* [STORED DATA]:

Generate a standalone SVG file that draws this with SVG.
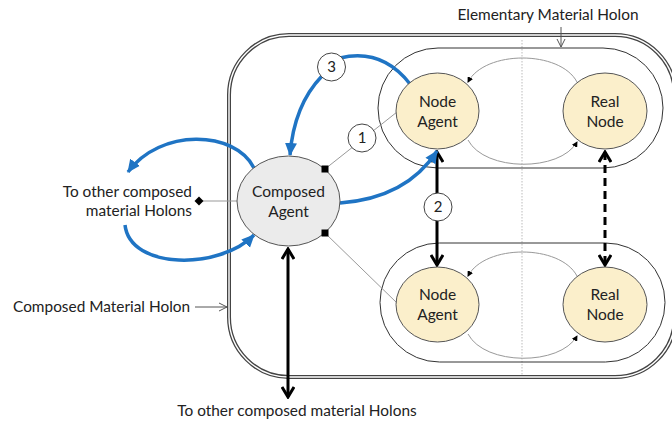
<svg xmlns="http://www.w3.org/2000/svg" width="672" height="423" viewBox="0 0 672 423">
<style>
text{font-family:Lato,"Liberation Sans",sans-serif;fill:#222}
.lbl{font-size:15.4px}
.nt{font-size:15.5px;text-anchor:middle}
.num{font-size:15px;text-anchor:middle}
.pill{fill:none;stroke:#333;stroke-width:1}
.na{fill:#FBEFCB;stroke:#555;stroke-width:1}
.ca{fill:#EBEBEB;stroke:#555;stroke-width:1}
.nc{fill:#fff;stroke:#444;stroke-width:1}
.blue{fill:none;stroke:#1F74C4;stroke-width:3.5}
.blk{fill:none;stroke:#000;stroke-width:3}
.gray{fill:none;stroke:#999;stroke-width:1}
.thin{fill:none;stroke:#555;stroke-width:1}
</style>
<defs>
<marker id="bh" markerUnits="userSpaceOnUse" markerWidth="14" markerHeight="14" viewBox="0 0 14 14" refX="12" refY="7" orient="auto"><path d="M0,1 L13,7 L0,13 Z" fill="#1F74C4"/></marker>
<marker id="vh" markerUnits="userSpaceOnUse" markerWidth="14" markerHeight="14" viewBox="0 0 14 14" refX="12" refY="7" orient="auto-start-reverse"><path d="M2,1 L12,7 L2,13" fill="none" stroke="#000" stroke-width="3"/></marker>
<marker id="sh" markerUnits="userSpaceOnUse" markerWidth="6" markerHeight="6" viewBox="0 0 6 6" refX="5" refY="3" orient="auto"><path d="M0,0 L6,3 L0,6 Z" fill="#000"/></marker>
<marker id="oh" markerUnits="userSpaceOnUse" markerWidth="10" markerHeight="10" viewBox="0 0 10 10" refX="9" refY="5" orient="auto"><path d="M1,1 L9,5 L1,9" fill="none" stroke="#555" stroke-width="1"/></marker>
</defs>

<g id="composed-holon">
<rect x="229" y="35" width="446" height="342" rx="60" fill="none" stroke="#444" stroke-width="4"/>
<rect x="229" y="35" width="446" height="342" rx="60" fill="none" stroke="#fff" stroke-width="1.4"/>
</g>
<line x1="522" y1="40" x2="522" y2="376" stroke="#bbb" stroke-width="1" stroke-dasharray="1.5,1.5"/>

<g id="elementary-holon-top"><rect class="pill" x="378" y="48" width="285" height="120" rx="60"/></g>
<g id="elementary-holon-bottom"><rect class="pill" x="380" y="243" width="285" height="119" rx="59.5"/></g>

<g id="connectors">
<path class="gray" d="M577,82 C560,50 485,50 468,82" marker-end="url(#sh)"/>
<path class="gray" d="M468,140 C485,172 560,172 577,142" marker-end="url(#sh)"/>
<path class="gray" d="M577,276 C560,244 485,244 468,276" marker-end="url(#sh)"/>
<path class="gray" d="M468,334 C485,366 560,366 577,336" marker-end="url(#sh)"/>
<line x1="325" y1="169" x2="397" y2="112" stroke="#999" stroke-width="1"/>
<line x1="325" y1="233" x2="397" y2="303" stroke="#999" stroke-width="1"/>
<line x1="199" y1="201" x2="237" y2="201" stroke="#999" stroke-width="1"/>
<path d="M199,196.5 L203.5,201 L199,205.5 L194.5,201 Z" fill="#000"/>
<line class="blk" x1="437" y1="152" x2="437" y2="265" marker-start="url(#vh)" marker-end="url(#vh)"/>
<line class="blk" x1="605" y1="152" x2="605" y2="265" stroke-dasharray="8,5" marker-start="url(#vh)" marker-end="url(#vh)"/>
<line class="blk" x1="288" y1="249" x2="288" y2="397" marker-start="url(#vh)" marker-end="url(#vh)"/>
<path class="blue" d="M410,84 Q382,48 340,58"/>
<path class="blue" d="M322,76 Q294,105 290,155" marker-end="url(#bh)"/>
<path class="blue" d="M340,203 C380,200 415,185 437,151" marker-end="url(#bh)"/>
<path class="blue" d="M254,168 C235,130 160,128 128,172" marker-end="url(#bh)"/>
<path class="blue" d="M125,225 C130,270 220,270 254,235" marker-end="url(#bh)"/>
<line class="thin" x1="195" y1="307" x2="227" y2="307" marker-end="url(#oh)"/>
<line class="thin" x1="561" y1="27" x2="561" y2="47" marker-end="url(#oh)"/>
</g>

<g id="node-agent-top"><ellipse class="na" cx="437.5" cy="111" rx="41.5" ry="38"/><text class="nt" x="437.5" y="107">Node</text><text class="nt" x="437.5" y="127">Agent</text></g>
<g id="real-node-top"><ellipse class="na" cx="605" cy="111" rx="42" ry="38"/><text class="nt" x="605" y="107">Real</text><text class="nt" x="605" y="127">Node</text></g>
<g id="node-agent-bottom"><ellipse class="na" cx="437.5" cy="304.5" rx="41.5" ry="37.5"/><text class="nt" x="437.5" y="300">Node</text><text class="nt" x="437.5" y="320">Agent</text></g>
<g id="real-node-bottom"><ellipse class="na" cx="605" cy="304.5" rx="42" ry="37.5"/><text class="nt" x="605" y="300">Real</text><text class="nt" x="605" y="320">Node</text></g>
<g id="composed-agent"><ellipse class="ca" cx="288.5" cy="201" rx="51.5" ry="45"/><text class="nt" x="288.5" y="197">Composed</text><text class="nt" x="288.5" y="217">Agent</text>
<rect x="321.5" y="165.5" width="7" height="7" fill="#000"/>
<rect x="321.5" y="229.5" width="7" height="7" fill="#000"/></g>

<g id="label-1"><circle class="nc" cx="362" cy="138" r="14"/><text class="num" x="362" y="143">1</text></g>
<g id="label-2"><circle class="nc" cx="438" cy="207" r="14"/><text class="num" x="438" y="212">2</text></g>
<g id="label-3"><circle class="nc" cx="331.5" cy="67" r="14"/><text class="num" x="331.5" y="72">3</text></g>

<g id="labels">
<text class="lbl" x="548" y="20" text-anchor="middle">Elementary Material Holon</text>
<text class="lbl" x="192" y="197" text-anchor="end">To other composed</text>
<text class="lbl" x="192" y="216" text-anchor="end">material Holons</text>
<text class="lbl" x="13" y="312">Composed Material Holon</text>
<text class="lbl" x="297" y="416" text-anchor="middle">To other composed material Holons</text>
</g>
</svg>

* [TASK GOAL]:
Would you return the data exactly as written, without the pictures?

* [FULL ANSWER]:
Generate a standalone SVG file that draws this with SVG.
<svg xmlns="http://www.w3.org/2000/svg" width="672" height="423" viewBox="0 0 672 423">
<style>
text{font-family:Lato,"Liberation Sans",sans-serif;fill:#222}
.lbl{font-size:15.4px}
.nt{font-size:15.5px;text-anchor:middle}
.num{font-size:15px;text-anchor:middle}
.pill{fill:none;stroke:#333;stroke-width:1}
.na{fill:#FBEFCB;stroke:#555;stroke-width:1}
.ca{fill:#EBEBEB;stroke:#555;stroke-width:1}
.nc{fill:#fff;stroke:#444;stroke-width:1}
.blue{fill:none;stroke:#1F74C4;stroke-width:3.5}
.blk{fill:none;stroke:#000;stroke-width:3}
.gray{fill:none;stroke:#999;stroke-width:1}
.thin{fill:none;stroke:#555;stroke-width:1}
</style>
<defs>
<marker id="bh" markerUnits="userSpaceOnUse" markerWidth="14" markerHeight="14" viewBox="0 0 14 14" refX="12" refY="7" orient="auto"><path d="M0,1 L13,7 L0,13 Z" fill="#1F74C4"/></marker>
<marker id="vh" markerUnits="userSpaceOnUse" markerWidth="14" markerHeight="14" viewBox="0 0 14 14" refX="12" refY="7" orient="auto-start-reverse"><path d="M2,1 L12,7 L2,13" fill="none" stroke="#000" stroke-width="3"/></marker>
<marker id="sh" markerUnits="userSpaceOnUse" markerWidth="6" markerHeight="6" viewBox="0 0 6 6" refX="5" refY="3" orient="auto"><path d="M0,0 L6,3 L0,6 Z" fill="#000"/></marker>
<marker id="oh" markerUnits="userSpaceOnUse" markerWidth="10" markerHeight="10" viewBox="0 0 10 10" refX="9" refY="5" orient="auto"><path d="M1,1 L9,5 L1,9" fill="none" stroke="#555" stroke-width="1"/></marker>
</defs>

<g id="composed-holon">
<rect x="229" y="35" width="446" height="342" rx="60" fill="none" stroke="#444" stroke-width="4"/>
<rect x="229" y="35" width="446" height="342" rx="60" fill="none" stroke="#fff" stroke-width="1.4"/>
</g>
<line x1="522" y1="40" x2="522" y2="376" stroke="#bbb" stroke-width="1" stroke-dasharray="1.5,1.5"/>

<g id="elementary-holon-top"><rect class="pill" x="378" y="48" width="285" height="120" rx="60"/></g>
<g id="elementary-holon-bottom"><rect class="pill" x="380" y="243" width="285" height="119" rx="59.5"/></g>

<g id="connectors">
<path class="gray" d="M577,82 C560,50 485,50 468,82" marker-end="url(#sh)"/>
<path class="gray" d="M468,140 C485,172 560,172 577,142" marker-end="url(#sh)"/>
<path class="gray" d="M577,276 C560,244 485,244 468,276" marker-end="url(#sh)"/>
<path class="gray" d="M468,334 C485,366 560,366 577,336" marker-end="url(#sh)"/>
<line x1="325" y1="169" x2="397" y2="112" stroke="#999" stroke-width="1"/>
<line x1="325" y1="233" x2="397" y2="303" stroke="#999" stroke-width="1"/>
<line x1="199" y1="201" x2="237" y2="201" stroke="#999" stroke-width="1"/>
<path d="M199,196.5 L203.5,201 L199,205.5 L194.5,201 Z" fill="#000"/>
<line class="blk" x1="437" y1="152" x2="437" y2="265" marker-start="url(#vh)" marker-end="url(#vh)"/>
<line class="blk" x1="605" y1="152" x2="605" y2="265" stroke-dasharray="8,5" marker-start="url(#vh)" marker-end="url(#vh)"/>
<line class="blk" x1="288" y1="249" x2="288" y2="397" marker-start="url(#vh)" marker-end="url(#vh)"/>
<path class="blue" d="M410,84 Q382,48 340,58"/>
<path class="blue" d="M322,76 Q294,105 290,155" marker-end="url(#bh)"/>
<path class="blue" d="M340,203 C380,200 415,185 437,151" marker-end="url(#bh)"/>
<path class="blue" d="M254,168 C235,130 160,128 128,172" marker-end="url(#bh)"/>
<path class="blue" d="M125,225 C130,270 220,270 254,235" marker-end="url(#bh)"/>
<line class="thin" x1="195" y1="307" x2="227" y2="307" marker-end="url(#oh)"/>
<line class="thin" x1="561" y1="27" x2="561" y2="47" marker-end="url(#oh)"/>
</g>

<g id="node-agent-top"><ellipse class="na" cx="437.5" cy="111" rx="41.5" ry="38"/><text class="nt" x="437.5" y="107">Node</text><text class="nt" x="437.5" y="127">Agent</text></g>
<g id="real-node-top"><ellipse class="na" cx="605" cy="111" rx="42" ry="38"/><text class="nt" x="605" y="107">Real</text><text class="nt" x="605" y="127">Node</text></g>
<g id="node-agent-bottom"><ellipse class="na" cx="437.5" cy="304.5" rx="41.5" ry="37.5"/><text class="nt" x="437.5" y="300">Node</text><text class="nt" x="437.5" y="320">Agent</text></g>
<g id="real-node-bottom"><ellipse class="na" cx="605" cy="304.5" rx="42" ry="37.5"/><text class="nt" x="605" y="300">Real</text><text class="nt" x="605" y="320">Node</text></g>
<g id="composed-agent"><ellipse class="ca" cx="288.5" cy="201" rx="51.5" ry="45"/><text class="nt" x="288.5" y="197">Composed</text><text class="nt" x="288.5" y="217">Agent</text>
<rect x="321.5" y="165.5" width="7" height="7" fill="#000"/>
<rect x="321.5" y="229.5" width="7" height="7" fill="#000"/></g>

<g id="label-1"><circle class="nc" cx="362" cy="138" r="14"/><text class="num" x="362" y="143">1</text></g>
<g id="label-2"><circle class="nc" cx="438" cy="207" r="14"/><text class="num" x="438" y="212">2</text></g>
<g id="label-3"><circle class="nc" cx="331.5" cy="67" r="14"/><text class="num" x="331.5" y="72">3</text></g>

<g id="labels">
<text class="lbl" x="548" y="20" text-anchor="middle">Elementary Material Holon</text>
<text class="lbl" x="192" y="197" text-anchor="end">To other composed</text>
<text class="lbl" x="192" y="216" text-anchor="end">material Holons</text>
<text class="lbl" x="13" y="312">Composed Material Holon</text>
<text class="lbl" x="297" y="416" text-anchor="middle">To other composed material Holons</text>
</g>
</svg>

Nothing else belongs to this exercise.